Ishiguro, who was initially wondering if the prize announcement was a case of "fake news," said Wednesday night that winning the well-known prize "was totally unexpected."

"My teacher didn't see my thing unless I showed her," Ishiguro said of his experience as a student at the university while speaking to an audience of more than 700 as a special guest at the UEA's annual Literary Festival, his first public appearance since he won the 2017 Nobel prize in literature on Oct. 5.

"Angela is a great, inspiring teacher," he said. "She never asked to see my work."

Ishiguro's remarks was echoed by Professor Andrew Cowan, director of creative writing at UEA, who told Xinhua that "as teachers, we take the credit, but we really did not do the work of teaching."

At UEA, the first university to establish the program of creative writing in the UK, "we provided a space to somebody who is really serious about writing and works to be a writer," Wowan said.

"It's not really the teaching as you imagine," said the professor, who enrolled himself into the creative writing four years after Ishiguro.

The university, which was established in 1963, paid great attention to the learning atmosphere fostered through the flexible teaching methods, Professor Philip Gilmartin, UEA's vice chancellor in charge of science and international cooperation, told Xinhua.

"Some of the courses that are taught clearly have set curricula, and students have to undertake specific pieces of work," Gilmartin said. "But we also try building the programs that are opportunities for self-perfection, the opportunities to work together with other students of peer-to-peer learning as well as the form of traditional academic learning."

The university ranked among the top five of the English mainstream universities over the past decade for student satisfaction, he said. "So, student satisfaction is very important to us."

UEA is located in Norwich, about 160 kilometers northeast of London. From the Middle Ages until the Industrial Revolution, Norwich was the largest city in England after London, and one of the most important.

During the Wednesday event, the 62-year-old novelist told fans seeking writing advice that he "doesn't know" how he writes his books and admitted he doesn't think he is "very good at prose."

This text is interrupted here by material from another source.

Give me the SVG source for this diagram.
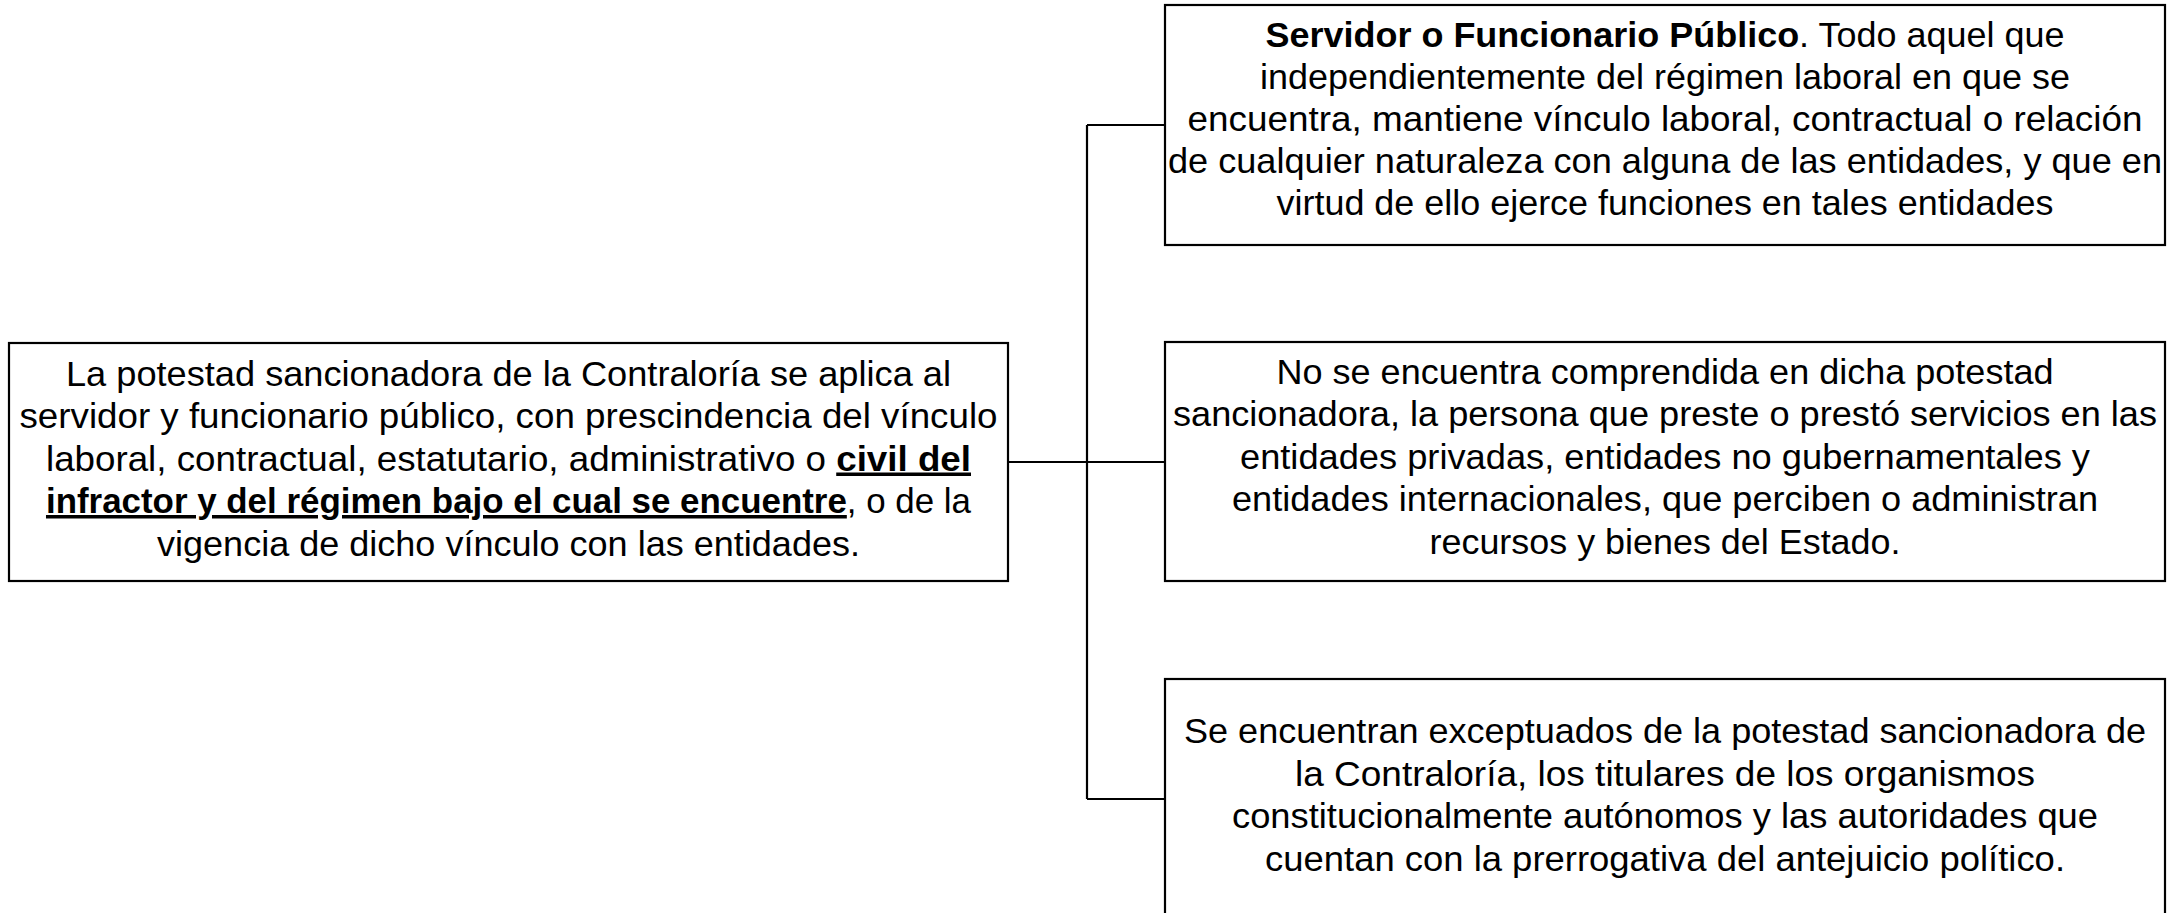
<svg xmlns="http://www.w3.org/2000/svg" width="2175" height="913" viewBox="0 0 2175 913">
<style>
.box{fill:#fff;stroke:#000;stroke-width:2.2}
.t{font-family:"Liberation Sans",Arial,sans-serif;font-size:35px;fill:#000;text-anchor:middle}
.b{font-weight:bold}
.u{text-decoration:underline}
.c{fill:none;stroke:#000;stroke-width:2.2}
</style>
<rect width="2175" height="913" fill="#fff"/>
<g id="connectors">
<path class="c" d="M1008 462H1166M1087 125V799M1087 125H1166M1087 799H1166"/>
</g>
<g id="root">
<rect class="box" x="9" y="343" width="999" height="238"/>
<text class="t" x="508.5" y="385.5" textLength="885" lengthAdjust="spacingAndGlyphs">La potestad sancionadora de la Contraloría se aplica al</text>
<text class="t" x="508.5" y="428" textLength="978" lengthAdjust="spacingAndGlyphs">servidor y funcionario público, con prescindencia del vínculo</text>
<text class="t" x="508.5" y="470.5" textLength="925" lengthAdjust="spacingAndGlyphs">laboral, contractual, estatutario, administrativo o <tspan class="b u">civil del</tspan></text>
<text class="t" x="508.5" y="513" textLength="925" lengthAdjust="spacingAndGlyphs"><tspan class="b u">infractor y del régimen bajo el cual se encuentre</tspan>, o de la</text>
<text class="t" x="508.5" y="555.5" textLength="703" lengthAdjust="spacingAndGlyphs">vigencia de dicho vínculo con las entidades.</text>
</g>
<g id="servidor">
<rect class="box" x="1165" y="5" width="1000" height="240"/>
<text class="t" x="1665" y="47" textLength="799" lengthAdjust="spacingAndGlyphs"><tspan class="b">Servidor o Funcionario Público</tspan>. Todo aquel que</text>
<text class="t" x="1665" y="89" textLength="810" lengthAdjust="spacingAndGlyphs">independientemente del régimen laboral en que se</text>
<text class="t" x="1665" y="131" textLength="955" lengthAdjust="spacingAndGlyphs">encuentra, mantiene vínculo laboral, contractual o relación</text>
<text class="t" x="1665" y="173" textLength="994" lengthAdjust="spacingAndGlyphs">de cualquier naturaleza con alguna de las entidades, y que en</text>
<text class="t" x="1665" y="215" textLength="777" lengthAdjust="spacingAndGlyphs">virtud de ello ejerce funciones en tales entidades</text>
</g>
<g id="no-comprendida">
<rect class="box" x="1165" y="342" width="1000" height="239"/>
<text class="t" x="1665" y="383.5" textLength="777" lengthAdjust="spacingAndGlyphs">No se encuentra comprendida en dicha potestad</text>
<text class="t" x="1665" y="426" textLength="984" lengthAdjust="spacingAndGlyphs">sancionadora, la persona que preste o prestó servicios en las</text>
<text class="t" x="1665" y="468.5" textLength="850" lengthAdjust="spacingAndGlyphs">entidades privadas, entidades no gubernamentales y</text>
<text class="t" x="1665" y="511" textLength="866" lengthAdjust="spacingAndGlyphs">entidades internacionales, que perciben o administran</text>
<text class="t" x="1665" y="553.5" textLength="471" lengthAdjust="spacingAndGlyphs">recursos y bienes del Estado.</text>
</g>
<g id="exceptuados">
<rect class="box" x="1165" y="679" width="1000" height="250"/>
<text class="t" x="1665" y="743" textLength="962" lengthAdjust="spacingAndGlyphs">Se encuentran exceptuados de la potestad sancionadora de</text>
<text class="t" x="1665" y="785.5" textLength="740" lengthAdjust="spacingAndGlyphs">la Contraloría, los titulares de los organismos</text>
<text class="t" x="1665" y="828" textLength="866" lengthAdjust="spacingAndGlyphs">constitucionalmente autónomos y las autoridades que</text>
<text class="t" x="1665" y="870.5" textLength="800" lengthAdjust="spacingAndGlyphs">cuentan con la prerrogativa del antejuicio político.</text>
</g>
</svg>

"I don't think I'm very good at prose, there are people who write better prose than me," he said.

Ishiguro, who was born in Nagasaki in Japan but moved to the UK when he was five.

He is the first graduate of UEA's school of literature, drama and creative writing to be awarded the prize.

"We were very proud," the vice chancellor said of his first reaction to the announcement of the literature prize this year. "We were very proud that one of our students won such an acclaim."

Ishiguro, author of novels including "The Buried Giant", "The Remains of the Day" and "Never Let Me Go," was praised by the Swedish Academy for novels which "uncovered the abyss beneath our illusory sense of connection with the world" and were driven by a "great emotional force."

The writer, with his two novels already adapted into films, also revealed he is currently working on a comic and admitted that he doesn't really understand poetry.

The students practised writing novels, Cowan said, adding that about six publishers or literary agents were invited to school receptions to talk with his students every year and they also recommended their work to publishing houses across the country.

"Among all the students' work, about 40 percent get published every year," he said. "That's a quite high rate."